PACCAR had undoubtedly considered this long before partnering with Aurora, and hired a team of their own legal experts to weigh the likelihood of the makers of a once marquee name in trucking being sued out into penury downstream of a short circuit on the part of Aurora … or the motoring public.
I have heard rumors that Aurora’s recent ‘Driver Out’ experiences have not been as smooth as they report. In fact, we see a clue to this in the very video that Aurora released to the public on YouTube to show to the world their new driverless truck in action.
Aurora’s slick promotional video is but 8 minutes and 17 seconds long, though a curious pause and restart in the middle rhymes with rumors heard about the official driverless launch date, and how that info was leaked. An anonymous Twitter account called ‘Truffle or Tulip Research’ posted a number of videos tracking the maiden ‘Driver Out’ voyage, so it wasn’t a very well kept secret.
You will notice that the two videos in the split screen format, which normally track what’s happening in front of the Aurora unit, one apparently filming from the bunk, and another from their own traffic monitoring system, are monitoring two different stretches of road from 4:05 to 4:35. Simple editing mistake, or did 30 seconds of video have to be removed? What was in that 30 seconds that needed to be scrubbed? Why would something like this happen on a video documenting such an historic event? Seems like there are billions upon billions of dollars resting on this system and maybe Aurora could explain what went on there.
I’ll let you decide and consider PACCAR’s cold feet about a driver not being present.
There are other out there, who, like myself, are likewise skeptical of Aurora and their recent announcements, but are coming at it from the position of conducting research on behalf of capital investors. One such outfit is called Bleecker Street Research and some of what they have to say about Aurora runs parallel to questions I posed in my last missive about them.
https://www.bleeckerstreetresearch.com/research/aurora-innovation-aur
This piece on Aurora is well worth a complete read, and is very comprehensive.
Their initial bullet points -
Aurora is a pre-revenue autonomous trucking company recently worth $12 billion.
Aurora recently completed its “driver-out” milestone, completing a commercial freight route between Dallas and Houston fully autonomously.
While Aurora has called this a “commercialization event”, it really exhibited how far behind the company is on a viable business model, and how unlikely it is that Aurora can scale the way it currently plans to.

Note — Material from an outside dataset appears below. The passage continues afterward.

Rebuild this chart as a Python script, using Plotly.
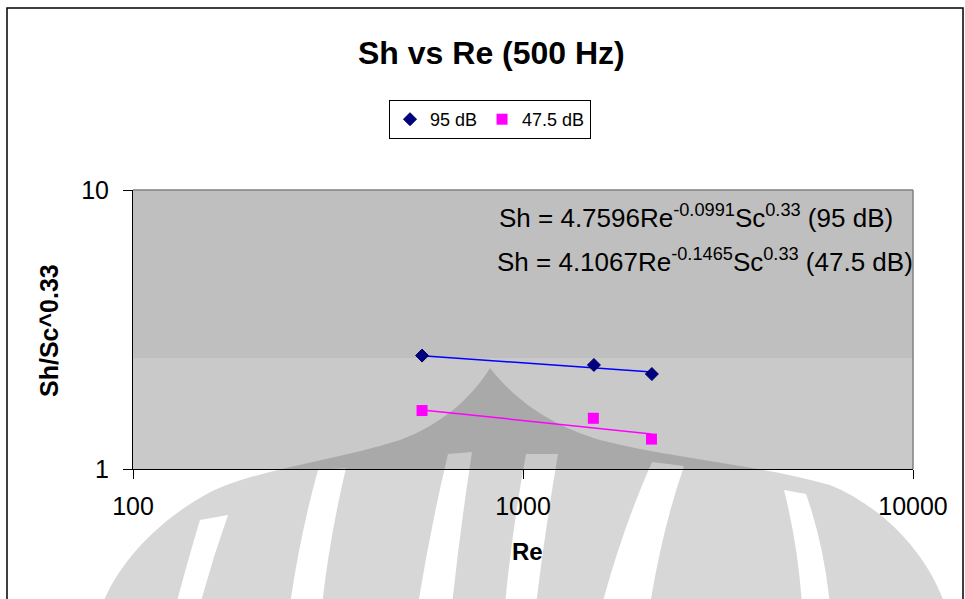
import numpy as np
import plotly.graph_objects as go

# Measured data: Reynolds number vs Sh/Sc^0.33 at 500 Hz
re_95 = [551, 1520, 2140]
sh_95 = [2.55, 2.36, 2.19]
re_475 = [551, 1515, 2135]
sh_475 = [1.62, 1.52, 1.28]

series_names = ["95 dB", "47.5 dB"]

# Power-law fit coefficients: Sh/Sc^0.33 = a * Re^b
fit_a = [4.7596, 4.1067]
fit_b = [-0.0991, -0.1465]
sc_exp = 0.33

x_ticks = [100, 1000, 10000]
y_ticks = [1, 10]

FONT = "Arial, 'Liberation Sans', sans-serif"

W, H = 965, 599
L, R, T, B = 133, 913, 190, 469  # plot area in pixels


def px(x):
    return (x - L) / (R - L)


def py(y):
    return (B - y) / (B - T)


def path(pts_cmds):
    """Build an SVG path in paper coordinates from pixel-space commands."""
    out = []
    for cmd, *xy in pts_cmds:
        coords = []
        for i in range(0, len(xy), 2):
            coords.append("%.5f,%.5f" % (px(xy[i]), py(xy[i + 1])))
        out.append(cmd + " ".join(coords))
    return " ".join(out) + " Z"


fig = go.Figure()

# Trendlines from the fitted equations
for re_vals, a, b, col in [(re_95, fit_a[0], fit_b[0], "#0000FF"),
                           (re_475, fit_a[1], fit_b[1], "#FF00FF")]:
    xs = np.logspace(np.log10(min(re_vals)), np.log10(max(re_vals)), 40)
    fig.add_trace(go.Scatter(x=xs, y=a * xs ** b, mode="lines",
                             line=dict(color=col, width=1.5),
                             showlegend=False, hoverinfo="skip"))

fig.add_trace(go.Scatter(x=re_95, y=sh_95, mode="markers", name=series_names[0],
                         marker=dict(symbol="diamond", size=10, color="#000080",
                                     line=dict(color="#000060", width=1))))
fig.add_trace(go.Scatter(x=re_475, y=sh_475, mode="markers", name=series_names[1],
                         marker=dict(symbol="square", size=11, color="#FF00FF",
                                     line=dict(width=0))))

axis_common = dict(
    type="log", showgrid=False, zeroline=False,
    showline=True, linecolor="black", linewidth=1,
    ticks="outside", ticklen=9, tickcolor="black", tickwidth=1,
    tickfont=dict(family=FONT, size=25, color="black"),
)

fig.update_xaxes(range=[2, 4], tickvals=x_ticks, ticktext=[str(v) for v in x_ticks],
                 ticklabelstandoff=6, **axis_common)
fig.update_yaxes(range=[0, 1], tickvals=y_ticks, ticktext=[str(v) for v in y_ticks],
                 ticklabelstandoff=9, **axis_common)

# Faint emblem printed behind the chart: a bell-shaped body with curved gaps
bell = [
    ("M", 490, 368),
    ("C", 470, 400, 440, 425, 400, 440),
    ("C", 330, 462, 250, 470, 205, 495),
    ("C", 160, 520, 120, 560, 102, 605),
    ("L", 945, 605),
    ("C", 930, 560, 890, 510, 830, 485),
    ("C", 760, 465, 670, 458, 600, 440),
    ("C", 550, 425, 515, 400, 490, 368),
]
gaps = [
    [("M", 200, 520), ("Q", 188, 560, 176, 605), ("L", 200, 605), ("Q", 212, 560, 228, 515)],
    [("M", 318, 470), ("Q", 300, 535, 290, 605), ("L", 322, 605), ("Q", 330, 535, 346, 468)],
    [("M", 448, 454), ("Q", 430, 530, 418, 605), ("L", 452, 605), ("Q", 460, 530, 472, 452)],
    [("M", 526, 454), ("Q", 512, 530, 505, 605), ("L", 536, 605), ("Q", 545, 530, 558, 454)],
    [("M", 652, 462), ("Q", 622, 530, 602, 605), ("L", 650, 605), ("Q", 662, 530, 684, 466)],
    [("M", 784, 490), ("Q", 798, 545, 802, 605), ("L", 830, 605), ("Q", 824, 545, 806, 494)],
]
emblem_path = path(bell) + " " + " ".join(path(g) for g in gaps)

shapes = [
    # plot-area fill, upper and lower tones
    dict(type="rect", xref="paper", yref="paper", x0=0, x1=1, y0=0, y1=1,
         fillcolor="#BFBFBF", line=dict(width=0), layer="below"),
    dict(type="rect", xref="paper", yref="paper", x0=0, x1=1, y0=0, y1=py(358),
         fillcolor="#C9C9C9", line=dict(width=0), layer="below"),
    dict(type="path", xref="paper", yref="paper", path=emblem_path,
         fillcolor="rgba(0,0,0,0.155)", line=dict(width=0), layer="below",
         fillrule="evenodd"),
    # outer chart frame
    dict(type="rect", xref="paper", yref="paper",
         x0=px(7), x1=px(963), y0=py(8), y1=py(640),
         line=dict(color="black", width=1.5), fillcolor="rgba(0,0,0,0)", layer="below"),
    # plot-area border (top and right in grey)
    dict(type="line", xref="paper", yref="paper", x0=0, x1=1, y0=1, y1=1,
         line=dict(color="#808080", width=1.5)),
    dict(type="line", xref="paper", yref="paper", x0=1, x1=1, y0=0, y1=1,
         line=dict(color="#808080", width=1.5)),
]

eq1 = "Sh = %.4fRe<sup>%.4f</sup>Sc<sup>%.2f</sup> (%s)" % (fit_a[0], fit_b[0], sc_exp, series_names[0])
eq2 = "Sh = %.4fRe<sup>%.4f</sup>Sc<sup>%.2f</sup> (%s)" % (fit_a[1], fit_b[1], sc_exp, series_names[1])

annotations = [
    dict(text="<b>Sh vs Re (500 Hz)</b>", x=px(491), y=py(53), xref="paper", yref="paper",
         showarrow=False, xanchor="center", yanchor="middle",
         font=dict(family=FONT, size=32, color="black")),
    dict(text="<b>Re</b>", x=px(527), y=py(551), xref="paper", yref="paper",
         showarrow=False, xanchor="center", yanchor="middle",
         font=dict(family=FONT, size=24, color="black")),
    dict(text="<b>Sh/Sc^0.33</b>", x=px(49), y=py(331), xref="paper", yref="paper",
         showarrow=False, xanchor="center", yanchor="middle", textangle=-90,
         font=dict(family=FONT, size=25, color="black")),
    dict(text=eq1, x=px(497), y=py(216), xref="paper", yref="paper",
         showarrow=False, xanchor="left", yanchor="middle",
         font=dict(family=FONT, size=26, color="black")),
    dict(text=eq2, x=px(495), y=py(260), xref="paper", yref="paper",
         showarrow=False, xanchor="left", yanchor="middle",
         font=dict(family=FONT, size=26, color="black")),
]

fig.update_layout(
    width=W, height=H,
    margin=dict(l=L, r=W - R, t=T, b=H - B, pad=0),
    paper_bgcolor="white", plot_bgcolor="rgba(0,0,0,0)",
    font=dict(family=FONT, color="black"),
    shapes=shapes, annotations=annotations,
    showlegend=True,
    legend=dict(orientation="h", x=px(490), y=py(100), xanchor="center", yanchor="top",
                bgcolor="white", bordercolor="black", borderwidth=1,
                font=dict(family=FONT, size=18, color="black"),
                itemwidth=30, tracegroupgap=0),
)

fig.write_html("out.html")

Our research revealed that PACCAR, a key Aurora partner and supplier that made the Peterbilt truck that Aurora modified, was apparently not on board with the company removing the safety driver.
A PACCAR representative said, “We will not agree to commercialize anything that is not proven to be super safe. We’re not there yet.”
Aurora claims that it will be able to scale to 10,000+ revenue generating autonomous trucks by the end of 2027, but a senior executive at its other OEM partner, Volvo, told us mass producing trucks in 2027 is out of the question: 2030 is more likely.
Meanwhile, we believe Aurora will need $2-3 billion just to contemplate reaching commercial scale, well north of the ~$750 million Aurora claims to require now.
More on the trucks that the Aurora Driver need to hitchhike on -
PACCAR said in an email:
“PACCAR's Autonomous Vehicle Platform (AVP) is a special version of our trucks that includes redundant safety systems and a HPC platform with API's to connect with robotic driving systems like Aurora's. The AVP is still under development. We will not agree to commercialize anything that is not proven to be super safe. We're not there yet.” (emphasis added)
Volvo is Aurora’s other OEM partner, and its trucks did not even make an appearance in the commercial launch. This absence is significant, as Volvo is Aurora’s only announced path to making its ambitious 10,000+ truck production target for 2027. We believe Volvo’s platform is years behind schedule: a senior Volvo executive told us 2030 was when mass production might first be possible for autonomous trucks:
The senior Volvo executive said:
“For the 2027 [Volvo] product, it's not there yet because now it's already 2025… I think the time window is really about 2030, not 2027.” (emphasis added)
While Aurora is regarded as the leader in autonomous trucking, there is competition hot on their heels: Torc, Kodiak, Waabi, Plus, Gatik, Bot, Nuro, Einride, Applied Intuition, Wayve, and of course, Waymo, which has paused its trucking efforts for now but is an advanced autonomy player. Competitors have nearly equivalent technology but with dramatically lower cost structures, resulting in better, more scalable models. An industry participant said of Aurora: “They are ahead. They have done a very good job, but under the hood, there’s nothing special in their AV (autonomous vehicle) stack.”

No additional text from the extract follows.